→ SOURCE DATA
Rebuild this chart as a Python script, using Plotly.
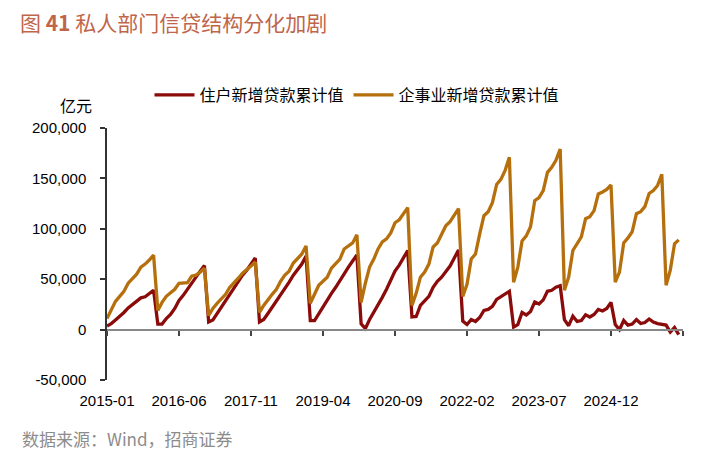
import pandas as pd
import plotly.graph_objects as go

# ---------------- data (亿元) ----------------
months = pd.date_range("2015-01-01", periods=136, freq="MS").strftime("%Y-%m").tolist()

household = (
    [3500, 6000, 9500, 13000, 17000, 21500, 25000, 28500, 31500, 32500, 35500, 39000]      # 2015
    + [5500, 5500, 11000, 15000, 21000, 29000, 34000, 40000, 47000, 52000, 58000, 63500]  # 2016
    + [7500, 9500, 16000, 22000, 29000, 35000, 41000, 48000, 54000, 59000, 65000, 71000]  # 2017
    + [7500, 10000, 16000, 22000, 28000, 35000, 41000, 47000, 54000, 59000, 65000, 73000] # 2018
    + [9000, 9000, 16000, 22000, 29000, 36000, 42000, 49000, 56000, 62000, 68000, 74000]  # 2019
    + [5700, 1000, 10000, 17000, 24000, 32000, 40000, 49000, 58000, 64000, 71000, 78500]  # 2020
    + [12500, 13000, 24000, 29000, 33000, 42000, 48000, 52000, 58000, 63000, 71000, 79000]# 2021
    + [8400, 5000, 10000, 8000, 12000, 19000, 20000, 23000, 30000, 33000, 35000, 38000]   # 2022
    + [2500, 5000, 17000, 14500, 18000, 27500, 25500, 29500, 38000, 39000, 42000, 43500]  # 2023
    + [9800, 3900, 13300, 8100, 9000, 14600, 12500, 15000, 20000, 18500, 21000, 27000]    # 2024
    + [5000, 0, 9000, 4500, 5500, 10000, 6000, 7000, 10500, 7500, 6000, 5000]             # 2025
    + [4500, -2500, 2000, -5000]                                                          # 2026
)

enterprise = (
    [11000, 20000, 28000, 33000, 38000, 46000, 50000, 55000, 62000, 65000, 69000, 74000]          # 2015
    + [19000, 27000, 33000, 37000, 40000, 46000, 46000, 46500, 53000, 54000, 57000, 61000]        # 2016
    + [14000, 21000, 26000, 30000, 35000, 42000, 46000, 51000, 56000, 59000, 63000, 67000]        # 2017
    + [17000, 24000, 30000, 35000, 40000, 48000, 54000, 58000, 66000, 70000, 75000, 83000]        # 2018
    + [26000, 35000, 44000, 48000, 52000, 61000, 65000, 70000, 80000, 83000, 86000, 94000]        # 2019
    + [27000, 46000, 62000, 70000, 80000, 87000, 90000, 96000, 106000, 109000, 115000, 121000]    # 2020
    + [24000, 36000, 52000, 57000, 65000, 82000, 86000, 94000, 103000, 107000, 113000, 120000]    # 2021
    + [33000, 45000, 70000, 75000, 95000, 113000, 117000, 126000, 144000, 149000, 158000, 171000] # 2022
    + [47000, 62000, 88000, 93000, 102000, 128000, 131000, 138000, 156000, 161000, 168000, 179000]# 2023
    + [39000, 52000, 78500, 85000, 92000, 110000, 112000, 118000, 134500, 136500, 139000, 143500] # 2024
    + [47000, 57000, 86000, 91000, 97000, 115000, 117000, 122000, 135000, 138000, 143000, 154000] # 2025
    + [44000, 59000, 85000, 89000]                                                                # 2026
)

x_idx = list(range(len(months)))
tick_step = 17
tick_idx = list(range(0, 136 + 1, tick_step))
tick_txt = [months[i] if i < len(months) else "" for i in tick_idx]
y_ticks = [-50000, 0, 50000, 100000, 150000, 200000]
y_tick_txt = [f"{v:,}" for v in y_ticks]

# ---------------- layout geometry ----------------
W, H = 721, 463
L, R, T, B = 107, 38, 128, 83
pw, ph = W - L - R, H - T - B


def px(xp):
    return (xp - L) / pw


def py(yp):
    return (H - B - yp) / ph


C_H = "#8B0B0B"
C_E = "#B5700D"
FONT_CJK = "Noto Sans CJK SC"
FONT_NUM = "Liberation Sans, Arial, sans-serif"

fig = go.Figure()
fig.add_trace(go.Scatter(x=x_idx, y=household, mode="lines", name="住户新增贷款累计值",
                         line=dict(color=C_H, width=3.3), xaxis="x", yaxis="y"))
fig.add_trace(go.Scatter(x=x_idx, y=enterprise, mode="lines", name="企事业新增贷款累计值",
                         line=dict(color=C_E, width=3.3), xaxis="x2", yaxis="y"))

fig.update_layout(
    width=W, height=H,
    margin=dict(l=L, r=R, t=T, b=B),
    paper_bgcolor="white", plot_bgcolor="white",
    font=dict(family=FONT_NUM, size=15, color="#000"),
    showlegend=True,
    legend=dict(orientation="h", x=px(357), xanchor="center", y=py(95), yanchor="middle",
                font=dict(family=FONT_CJK, size=16, color="#000"),
                bgcolor="rgba(0,0,0,0)", itemwidth=40, tracegroupgap=0),
    xaxis=dict(range=[0, 136], tickmode="array", tickvals=tick_idx, ticktext=tick_txt,
               showline=False, showgrid=False, zeroline=False,
               ticks="outside", ticklen=7, tickcolor="rgba(0,0,0,0)",
               tickfont=dict(family=FONT_NUM, size=15, color="#000")),
    xaxis2=dict(range=[0, 136], overlaying="x", anchor="free", position=50000 / 250000,
                side="bottom", tickmode="array", tickvals=tick_idx, showticklabels=False,
                showline=True, linecolor="#888888", linewidth=2,
                ticks="outside", ticklen=5, tickwidth=1.5, tickcolor="#444",
                showgrid=False, zeroline=False),
    yaxis=dict(range=[-50000, 200000], tickmode="array", tickvals=y_ticks, ticktext=y_tick_txt,
               showline=True, linecolor="#333", linewidth=1.5,
               ticks="outside", ticklen=5, tickwidth=1.5, tickcolor="#333",
               ticklabelstandoff=11,
               showgrid=False, zeroline=False,
               tickfont=dict(family=FONT_NUM, size=15, color="#000")),
)

fig.add_annotation(x=px(18), y=py(22), xref="paper", yref="paper", xanchor="left", yanchor="middle",
                   text="图 <b>41</b> 私人部门信贷结构分化加剧", showarrow=False,
                   font=dict(family=FONT_CJK, size=21, color="#C0654A"))
fig.add_annotation(x=px(94), y=py(105), xref="paper", yref="paper", xanchor="right", yanchor="middle",
                   text="亿元", showarrow=False,
                   font=dict(family=FONT_CJK, size=16, color="#000"))
fig.add_annotation(x=px(20), y=py(438), xref="paper", yref="paper", xanchor="left", yanchor="middle",
                   text="数据来源：Wind，招商证券", showarrow=False,
                   font=dict(family=FONT_CJK, size=17, color="#8C8C8C"))

fig.write_html("out.html")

→ DESCRIPTION OF THE TASK
Omitting all images, print the listing exactly.

→ THE COMPLETED TASK
Rebuild this chart as a Python script, using Plotly.
import pandas as pd
import plotly.graph_objects as go

# ---------------- data (亿元) ----------------
months = pd.date_range("2015-01-01", periods=136, freq="MS").strftime("%Y-%m").tolist()

household = (
    [3500, 6000, 9500, 13000, 17000, 21500, 25000, 28500, 31500, 32500, 35500, 39000]      # 2015
    + [5500, 5500, 11000, 15000, 21000, 29000, 34000, 40000, 47000, 52000, 58000, 63500]  # 2016
    + [7500, 9500, 16000, 22000, 29000, 35000, 41000, 48000, 54000, 59000, 65000, 71000]  # 2017
    + [7500, 10000, 16000, 22000, 28000, 35000, 41000, 47000, 54000, 59000, 65000, 73000] # 2018
    + [9000, 9000, 16000, 22000, 29000, 36000, 42000, 49000, 56000, 62000, 68000, 74000]  # 2019
    + [5700, 1000, 10000, 17000, 24000, 32000, 40000, 49000, 58000, 64000, 71000, 78500]  # 2020
    + [12500, 13000, 24000, 29000, 33000, 42000, 48000, 52000, 58000, 63000, 71000, 79000]# 2021
    + [8400, 5000, 10000, 8000, 12000, 19000, 20000, 23000, 30000, 33000, 35000, 38000]   # 2022
    + [2500, 5000, 17000, 14500, 18000, 27500, 25500, 29500, 38000, 39000, 42000, 43500]  # 2023
    + [9800, 3900, 13300, 8100, 9000, 14600, 12500, 15000, 20000, 18500, 21000, 27000]    # 2024
    + [5000, 0, 9000, 4500, 5500, 10000, 6000, 7000, 10500, 7500, 6000, 5000]             # 2025
    + [4500, -2500, 2000, -5000]                                                          # 2026
)

enterprise = (
    [11000, 20000, 28000, 33000, 38000, 46000, 50000, 55000, 62000, 65000, 69000, 74000]          # 2015
    + [19000, 27000, 33000, 37000, 40000, 46000, 46000, 46500, 53000, 54000, 57000, 61000]        # 2016
    + [14000, 21000, 26000, 30000, 35000, 42000, 46000, 51000, 56000, 59000, 63000, 67000]        # 2017
    + [17000, 24000, 30000, 35000, 40000, 48000, 54000, 58000, 66000, 70000, 75000, 83000]        # 2018
    + [26000, 35000, 44000, 48000, 52000, 61000, 65000, 70000, 80000, 83000, 86000, 94000]        # 2019
    + [27000, 46000, 62000, 70000, 80000, 87000, 90000, 96000, 106000, 109000, 115000, 121000]    # 2020
    + [24000, 36000, 52000, 57000, 65000, 82000, 86000, 94000, 103000, 107000, 113000, 120000]    # 2021
    + [33000, 45000, 70000, 75000, 95000, 113000, 117000, 126000, 144000, 149000, 158000, 171000] # 2022
    + [47000, 62000, 88000, 93000, 102000, 128000, 131000, 138000, 156000, 161000, 168000, 179000]# 2023
    + [39000, 52000, 78500, 85000, 92000, 110000, 112000, 118000, 134500, 136500, 139000, 143500] # 2024
    + [47000, 57000, 86000, 91000, 97000, 115000, 117000, 122000, 135000, 138000, 143000, 154000] # 2025
    + [44000, 59000, 85000, 89000]                                                                # 2026
)

x_idx = list(range(len(months)))
tick_step = 17
tick_idx = list(range(0, 136 + 1, tick_step))
tick_txt = [months[i] if i < len(months) else "" for i in tick_idx]
y_ticks = [-50000, 0, 50000, 100000, 150000, 200000]
y_tick_txt = [f"{v:,}" for v in y_ticks]

# ---------------- layout geometry ----------------
W, H = 721, 463
L, R, T, B = 107, 38, 128, 83
pw, ph = W - L - R, H - T - B


def px(xp):
    return (xp - L) / pw


def py(yp):
    return (H - B - yp) / ph


C_H = "#8B0B0B"
C_E = "#B5700D"
FONT_CJK = "Noto Sans CJK SC"
FONT_NUM = "Liberation Sans, Arial, sans-serif"

fig = go.Figure()
fig.add_trace(go.Scatter(x=x_idx, y=household, mode="lines", name="住户新增贷款累计值",
                         line=dict(color=C_H, width=3.3), xaxis="x", yaxis="y"))
fig.add_trace(go.Scatter(x=x_idx, y=enterprise, mode="lines", name="企事业新增贷款累计值",
                         line=dict(color=C_E, width=3.3), xaxis="x2", yaxis="y"))

fig.update_layout(
    width=W, height=H,
    margin=dict(l=L, r=R, t=T, b=B),
    paper_bgcolor="white", plot_bgcolor="white",
    font=dict(family=FONT_NUM, size=15, color="#000"),
    showlegend=True,
    legend=dict(orientation="h", x=px(357), xanchor="center", y=py(95), yanchor="middle",
                font=dict(family=FONT_CJK, size=16, color="#000"),
                bgcolor="rgba(0,0,0,0)", itemwidth=40, tracegroupgap=0),
    xaxis=dict(range=[0, 136], tickmode="array", tickvals=tick_idx, ticktext=tick_txt,
               showline=False, showgrid=False, zeroline=False,
               ticks="outside", ticklen=7, tickcolor="rgba(0,0,0,0)",
               tickfont=dict(family=FONT_NUM, size=15, color="#000")),
    xaxis2=dict(range=[0, 136], overlaying="x", anchor="free", position=50000 / 250000,
                side="bottom", tickmode="array", tickvals=tick_idx, showticklabels=False,
                showline=True, linecolor="#888888", linewidth=2,
                ticks="outside", ticklen=5, tickwidth=1.5, tickcolor="#444",
                showgrid=False, zeroline=False),
    yaxis=dict(range=[-50000, 200000], tickmode="array", tickvals=y_ticks, ticktext=y_tick_txt,
               showline=True, linecolor="#333", linewidth=1.5,
               ticks="outside", ticklen=5, tickwidth=1.5, tickcolor="#333",
               ticklabelstandoff=11,
               showgrid=False, zeroline=False,
               tickfont=dict(family=FONT_NUM, size=15, color="#000")),
)

fig.add_annotation(x=px(18), y=py(22), xref="paper", yref="paper", xanchor="left", yanchor="middle",
                   text="图 <b>41</b> 私人部门信贷结构分化加剧", showarrow=False,
                   font=dict(family=FONT_CJK, size=21, color="#C0654A"))
fig.add_annotation(x=px(94), y=py(105), xref="paper", yref="paper", xanchor="right", yanchor="middle",
                   text="亿元", showarrow=False,
                   font=dict(family=FONT_CJK, size=16, color="#000"))
fig.add_annotation(x=px(20), y=py(438), xref="paper", yref="paper", xanchor="left", yanchor="middle",
                   text="数据来源：Wind，招商证券", showarrow=False,
                   font=dict(family=FONT_CJK, size=17, color="#8C8C8C"))

fig.write_html("out.html")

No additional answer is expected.